1. Give definitions of each of the functions \(fg\) and \(f^{-1}\) and state the relationship between the graphs of \(f\) and both \(fg\) and \(f^{-1}\).

The function \(\ln x\) is the logarithm to base \(e\) of \(x\).

Be careful with the order of your functions when composing them! If we take the function \(fg\), which order for \(f\) and \(g\) do we apply here?

Would a sketch help us describe the relationship between \(f\) and \(fg\)? And \(f\) and \(f^{-1}\)?

  1. State how the sketch shows that \(hf\) is not one–one…

What does one–one mean? What do graphs of one–one functions look like?

…and prove that, if \(\alpha\) and \(\beta\), where \(0<\alpha <\beta\), are such that \(hf(\alpha)=hf(\beta)\), then \(\alpha=g(\beta)\).

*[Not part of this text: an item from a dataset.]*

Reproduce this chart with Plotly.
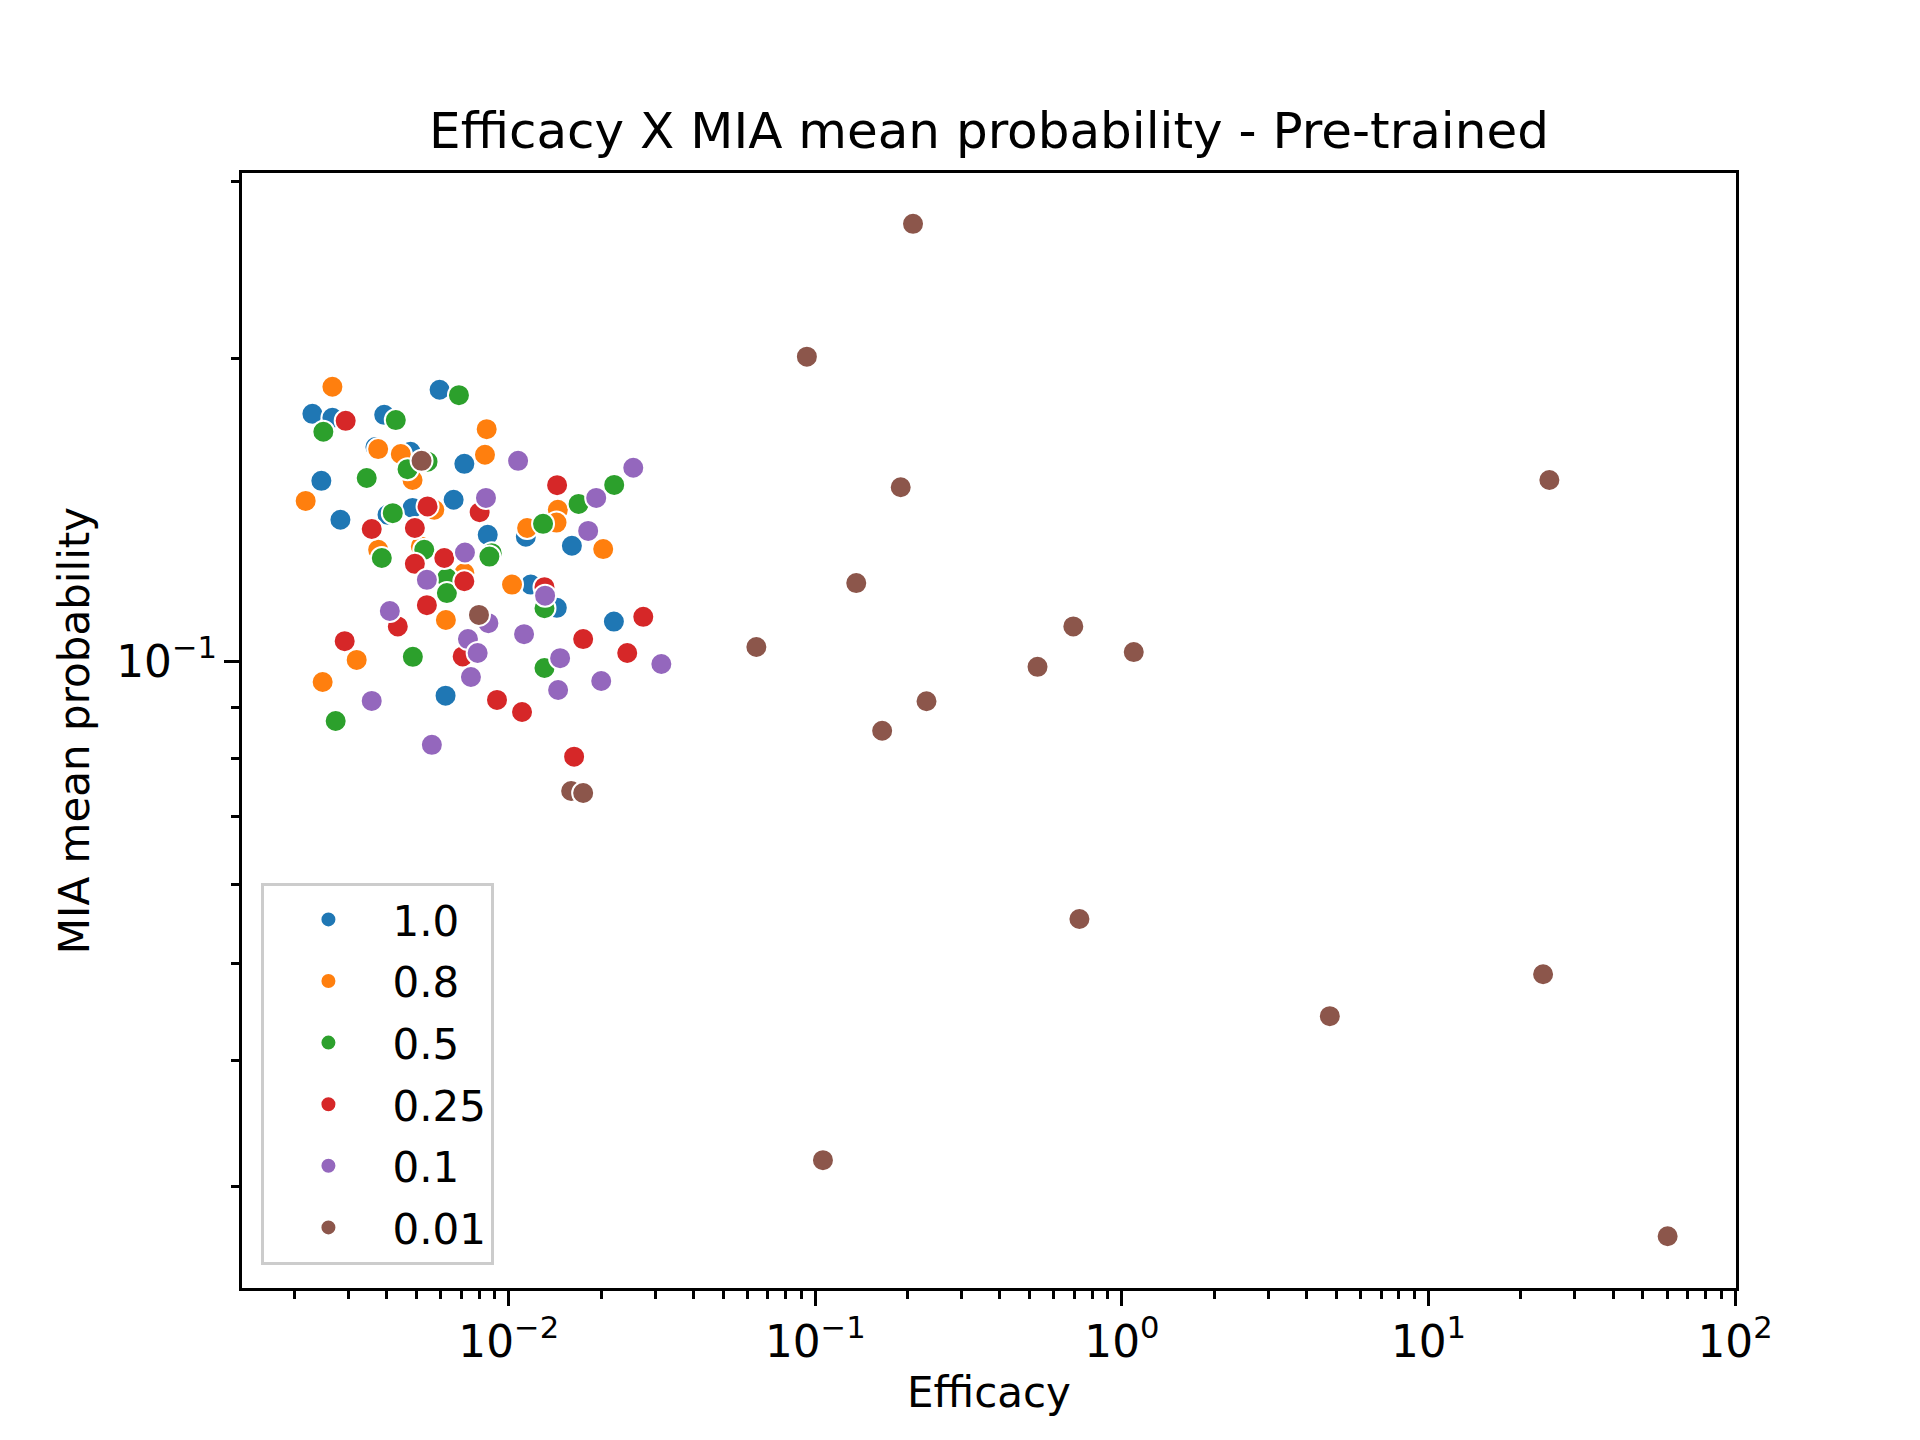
import plotly.graph_objects as go

# hue levels and colours (seaborn / tab10 defaults)
ratios = ["1.0", "0.8", "0.5", "0.25", "0.1", "0.01"]
colors = ["#1f77b4", "#ff7f0e", "#2ca02c", "#d62728", "#9467bd", "#8c564b"]

# efficacy (x) and MIA mean probability (y), one pair of lists per ratio
eff_10 = [0.002289, 0.00266, 0.00595, 0.003925, 0.003675, 0.004783, 0.007165,
          0.002448, 0.002825, 0.006611, 0.004024, 0.004856, 0.00854, 0.01137,
          0.01607, 0.0118, 0.01435, 0.02203, 0.006223]
mia_10 = [0.1763, 0.1747, 0.1863, 0.1759, 0.1634, 0.1616, 0.1572, 0.1512,
          0.1383, 0.1448, 0.1399, 0.1421, 0.1336, 0.1330, 0.1303, 0.1192,
          0.1130, 0.1095, 0.0924]

eff_08 = [0.00266, 0.003751, 0.004446, 0.004856, 0.008474, 0.008366, 0.002176,
          0.005717, 0.003751, 0.005168, 0.01446, 0.01432, 0.01148, 0.02033,
          0.01025, 0.006238, 0.003192, 0.002472, 0.007165]
mia_08 = [0.1876, 0.1626, 0.1608, 0.1515, 0.1702, 0.1605, 0.1444, 0.1415,
          0.1291, 0.1301, 0.1415, 0.1374, 0.1357, 0.1293, 0.1192, 0.1099,
          0.1003, 0.09535, 0.1224]

eff_05 = [0.002485, 0.00688, 0.004282, 0.005435, 0.004677, 0.003442, 0.004186,
          0.003855, 0.005302, 0.0088, 0.008648, 0.006285, 0.02208, 0.0169,
          0.01294, 0.01308, 0.01308, 0.006285, 0.004867, 0.002726]
mia_05 = [0.1692, 0.1840, 0.1738, 0.1580, 0.1553, 0.1522, 0.1404, 0.1267,
          0.1291, 0.1281, 0.1271, 0.1210, 0.1498, 0.1434, 0.1370, 0.1129,
          0.09845, 0.1169, 0.1010, 0.08718]

eff_025 = [0.002939, 0.005435, 0.008038, 0.003574, 0.004941, 0.006163, 0.004941,
           0.007165, 0.01438, 0.01308, 0.005408, 0.004347, 0.007075, 0.002917,
           0.01749, 0.02747, 0.02435, 0.009157, 0.01105, 0.01634]
mia_025 = [0.1735, 0.1426, 0.1407, 0.1354, 0.1357, 0.1267, 0.1250, 0.1201,
           0.1497, 0.1185, 0.1137, 0.1083, 0.1011, 0.1047, 0.1052, 0.1107,
           0.1019, 0.0915, 0.0890, 0.08035]

eff_01 = [0.008429, 0.007198, 0.005408, 0.01073, 0.02548, 0.01929, 0.01816,
          0.01314, 0.008583, 0.01122, 0.01471, 0.01449, 0.02003, 0.03146,
          0.004094, 0.007362, 0.007919, 0.007529, 0.003574, 0.005614]
mia_01 = [0.1454, 0.1283, 0.1205, 0.1583, 0.1558, 0.1454, 0.1348, 0.1162,
          0.1091, 0.1064, 0.1007, 0.09361, 0.09556, 0.09936, 0.1122, 0.1052,
          0.1019, 0.09645, 0.09129, 0.08255]

eff_001 = [0.005196, 0.007997, 0.01598, 0.01749, 0.2083, 0.09386, 0.1899,
           0.1360, 0.06423, 0.6942, 1.093, 0.5306, 0.2305, 0.1652, 24.79,
           0.7268, 23.65, 4.766, 0.1059, 60.26]
mia_001 = [0.1583, 0.1112, 0.07427, 0.07393, 0.2725, 0.2010, 0.1490, 0.1196,
           0.1033, 0.1083, 0.1021, 0.09872, 0.09123, 0.08527, 0.1515, 0.05538,
           0.04879, 0.04432, 0.03186, 0.02676]

xs = [eff_10, eff_08, eff_05, eff_025, eff_01, eff_001]
ys = [mia_10, mia_08, mia_05, mia_025, mia_01, mia_001]

FONT = "DejaVu Sans"

fig = go.Figure()
for name, color, x, y in zip(ratios, colors, xs, ys):
    fig.add_trace(go.Scatter(
        x=x, y=y, mode="markers", name=name, legendgroup=name,
        marker=dict(color=color, size=22, line=dict(color="white", width=2)),
    ))

fig.update_layout(
    width=1920, height=1440,
    margin=dict(l=242, r=184, t=173, b=152),
    paper_bgcolor="white", plot_bgcolor="white",
    font=dict(family=FONT, size=35, color="black"),
    title=dict(text="Efficacy X MIA mean probability - Pre-trained",
               x=0.5, xref="paper", xanchor="center",
               y=1 - 130 / 1440, yref="container", yanchor="middle",
               font=dict(size=50)),
    legend=dict(x=0.013, y=0.021, xanchor="left", yanchor="bottom",
                bgcolor="rgba(255,255,255,0.8)", bordercolor="#cccccc",
                borderwidth=3, font=dict(size=42), itemwidth=118,
                tracegroupgap=4),
    showlegend=True,
)

axis_style = dict(
    type="log", showgrid=False, zeroline=False,
    showline=True, mirror=True, linecolor="black", linewidth=3,
    ticks="outside", ticklen=15, tickwidth=3, tickcolor="black",
    dtick=1, exponentformat="power",
    labelalias={"1": "10<sup>0</sup>", "10": "10<sup>1</sup>"},
    minor=dict(ticks="outside", ticklen=8, tickwidth=2.5, tickcolor="black",
               dtick="D1", showgrid=False),
)

fig.update_xaxes(range=[-2.87, 2.003], title=dict(text="Efficacy", standoff=12),
                 **axis_style)
fig.update_yaxes(range=[-1.624, -0.514],
                 title=dict(text="MIA mean probability", standoff=14),
                 **axis_style)

fig.write_html("out.html", config={"displayModeBar": False},
               post_script="document.body.style.margin='0';")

What is the function \(hf\)?

Sketch the graph of \(\phi^{-1}\), and give an explicit expression in terms of \(x\) for \(\phi^{-1}(x)\).

How do we find the inverse of a function? And its graph?

What happens if we sketch \(y=\phi(x)\) on a graph, then the line \(y=x\)?

How do we find the inverse of a function using algebra?

Can we rearrange \(y=(\ln x)^2\) to make \(x\) the subject? What happens when we take the square root?